The Honor Level System provides you with the tools you need to do just that. Both recognition and appropriate consequence are easily administered with the aid of your office computer. A system of fairness exists whereby each student will feel that he or she is treated the same as any other.
A system of progressive discipline uses several stages of consequence. Each one is more significant than the one that comes before it. As a student moves from stage to stage, the disciplinary action taken by the school becomes more severe.
Your own staff chooses the actual consequences for your school. The following are sample stages:
1st infraction: 15 minute Noon Detention
2nd infraction: 30 minute Noon Detention
3rd infraction: After School Detention
4th infraction: In-school Suspension
5th infraction: Saturday School
6th infraction: Suspension from School
You may use up to seven stages of consequence.
The Honor Level System provides for both forward and backward movement through these stages of consequence. Forward movement occurs as any individual student is cited again and again for infractions of school rules. We prefer to say: “fails to meet behavioral expectations.”
TIME HEALS THE WOUNDS
The mechanism for moving back to lower stages is time. If a student can stay out of trouble and show that there is a general change in behavior, he or she should move to lower stages of consequence.
When determining the appropriate stage of discipline, the computer will examine the record of behavior for the last fourteen days. The computer does not exclude weekends, holidays, or student absences. It examines fourteen days of the calendar. The term “3rd infraction” refers to the third infraction within a window of time that is only fourteen days long.

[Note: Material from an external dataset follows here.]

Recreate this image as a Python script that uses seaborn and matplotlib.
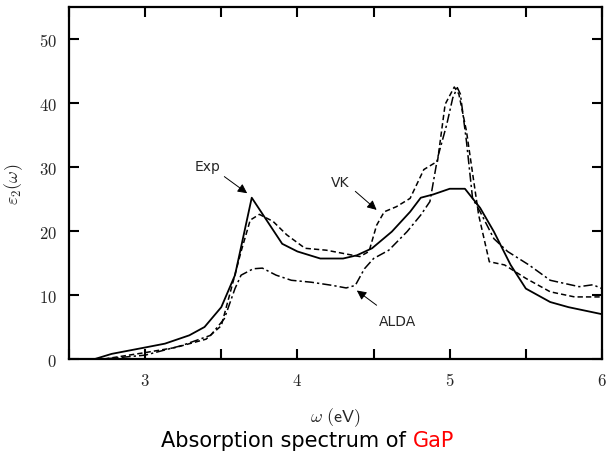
import matplotlib
matplotlib.use("Agg")
import matplotlib.pyplot as plt
import seaborn as sns
import pandas as pd
from matplotlib.ticker import FixedLocator, FixedFormatter

# ---- data ----
exp_x = [2.67, 2.78, 3.0, 3.13, 3.29, 3.39, 3.5, 3.59, 3.70, 3.90, 4.0, 4.15, 4.30, 4.39,
         4.49, 4.62, 4.74, 4.81, 4.89, 5.0, 5.1, 5.2, 5.29, 5.4, 5.5, 5.66, 5.78, 6.0]
exp_y = [0.0, 0.8, 1.8, 2.4, 3.7, 5.0, 8.1, 13.1, 25.2, 18.0, 16.8, 15.7, 15.7, 16.2,
         17.3, 19.9, 23.0, 25.2, 25.7, 26.6, 26.6, 23.6, 19.9, 14.7, 11.0, 8.9, 8.1, 7.0]

vk_x = [2.73, 3.0, 3.2, 3.4, 3.5, 3.56, 3.63, 3.69, 3.75, 3.84, 3.93, 4.05, 4.19, 4.30,
        4.41, 4.47, 4.52, 4.57, 4.65, 4.74, 4.83, 4.92, 4.97, 5.03, 5.06, 5.11, 5.19,
        5.26, 5.36, 5.5, 5.66, 5.82, 6.0]
vk_y = [0.0, 1.0, 1.8, 3.1, 5.2, 10.5, 16.8, 21.7, 22.6, 21.5, 19.4, 17.3, 17.0, 16.5,
        16.0, 16.8, 20.9, 23.0, 23.8, 25.1, 29.6, 30.9, 39.8, 42.5, 41.4, 35.6, 22.5,
        15.2, 14.7, 12.6, 10.5, 9.7, 9.7]

alda_x = [2.73, 3.0, 3.24, 3.43, 3.52, 3.59, 3.63, 3.71, 3.77, 3.86, 3.96, 4.09, 4.23,
          4.32, 4.38, 4.44, 4.50, 4.60, 4.72, 4.81, 4.87, 4.92, 4.98, 5.02, 5.05, 5.07,
          5.11, 5.15, 5.20, 5.29, 5.38, 5.52, 5.66, 5.85, 5.94, 6.0]
alda_y = [0.0, 0.6, 2.1, 3.7, 6.3, 11.0, 13.1, 14.1, 14.2, 13.1, 12.3, 12.0, 11.5,
          11.1, 11.5, 14.1, 15.7, 17.0, 19.9, 22.5, 24.6, 31.4, 36.6, 40.8, 42.4, 41.4,
          34.0, 25.1, 23.0, 18.8, 16.8, 14.7, 12.3, 11.3, 11.6, 11.0]

x_ticks = [3, 4, 5, 6]
x_minor = [2.5, 3.5, 4.5, 5.5]
y_ticks = [0, 10, 20, 30, 40, 50]

sns.set_style("ticks")
plt.rcParams["mathtext.fontset"] = "cm"
plt.rcParams["font.family"] = ["DejaVu Sans"]

fig = plt.figure(figsize=(6.1, 4.52), dpi=100)
ax = fig.add_axes([69 / 610, 1 - 360 / 452, 533 / 610, 352 / 452])

df_exp = pd.DataFrame({"w": exp_x, "e": exp_y})
df_vk = pd.DataFrame({"w": vk_x, "e": vk_y})
df_alda = pd.DataFrame({"w": alda_x, "e": alda_y})

sns.lineplot(data=df_exp, x="w", y="e", ax=ax, color="black", lw=1.3, sort=False)
sns.lineplot(data=df_vk, x="w", y="e", ax=ax, color="black", lw=1.1, sort=False,
             linestyle=(0, (3.5, 2.0)))
sns.lineplot(data=df_alda, x="w", y="e", ax=ax, color="black", lw=1.1, sort=False,
             linestyle=(0, (6, 2, 1.5, 2)))

ax.set_xlim(2.5, 6)
ax.set_ylim(0, 55)

ax.xaxis.set_major_locator(FixedLocator(x_ticks))
ax.xaxis.set_major_formatter(FixedFormatter([f"${t}$" for t in x_ticks]))
ax.xaxis.set_minor_locator(FixedLocator(x_minor))
ax.yaxis.set_major_locator(FixedLocator(y_ticks))
ax.yaxis.set_major_formatter(FixedFormatter([f"${t}$" for t in y_ticks]))

ax.tick_params(which="both", direction="in", length=7, width=1.5,
               top=True, right=True, labelsize=12, color="black")
ax.tick_params(axis="x", pad=9)
ax.tick_params(axis="y", pad=9)
for s in ax.spines.values():
    s.set_linewidth(1.6)
    s.set_color("black")

ax.set_xlabel(r"$\omega\ \mathsf{(eV)}$", fontsize=13, va="center")
ax.xaxis.set_label_coords(0.5, -58 / 352)
ax.set_ylabel(r"$\varepsilon_2\mathsf{(}\omega\mathsf{)}$", fontsize=13, va="center")
ax.yaxis.set_label_coords(-55 / 533, 0.5)

arrow = dict(arrowstyle="-|>", lw=0.7, color="black", mutation_scale=14,
             shrinkA=0, shrinkB=0)
ax.annotate("", xy=(3.67, 25.9), xytext=(3.52, 28.5), arrowprops=arrow)
ax.text(3.41, 30.1, "Exp", ha="center", va="center", fontsize=10)
ax.annotate("", xy=(4.52, 23.3), xytext=(4.38, 26.2), arrowprops=arrow)
ax.text(4.28, 27.6, "VK", ha="center", va="center", fontsize=10)
ax.annotate("", xy=(4.39, 10.7), xytext=(4.52, 8.4), arrowprops=arrow)
ax.text(4.66, 6.0, "ALDA", ha="center", va="center", fontsize=10)

# title below the plot, "GaP" in red
ty = 0.011
t1 = fig.text(0.5, ty, "Absorption spectrum of ", ha="left", va="baseline",
              fontsize=15, color="black")
t2 = fig.text(0.5, ty, "GaP", ha="left", va="baseline", fontsize=15, color="red")
fig.canvas.draw()
w1 = t1.get_window_extent().width / fig.bbox.width
w2 = t2.get_window_extent().width / fig.bbox.width
left = 0.504 - (w1 + w2) / 2
t1.set_position((left, ty))
t2.set_position((left + w1, ty))

fig.savefig("out.png", dpi=100)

Your system may assign a student to after school detention two or three times in a row if the frequency of his or her infractions is about once every three or four days. It does not assign the fourth stage of consequence after the fourth infraction if the first infraction was more than 14 days in the past. The only way in which this child can reach lower stages of consequence is to decrease the frequency of citations. He or she will need to go more days in a row without problems.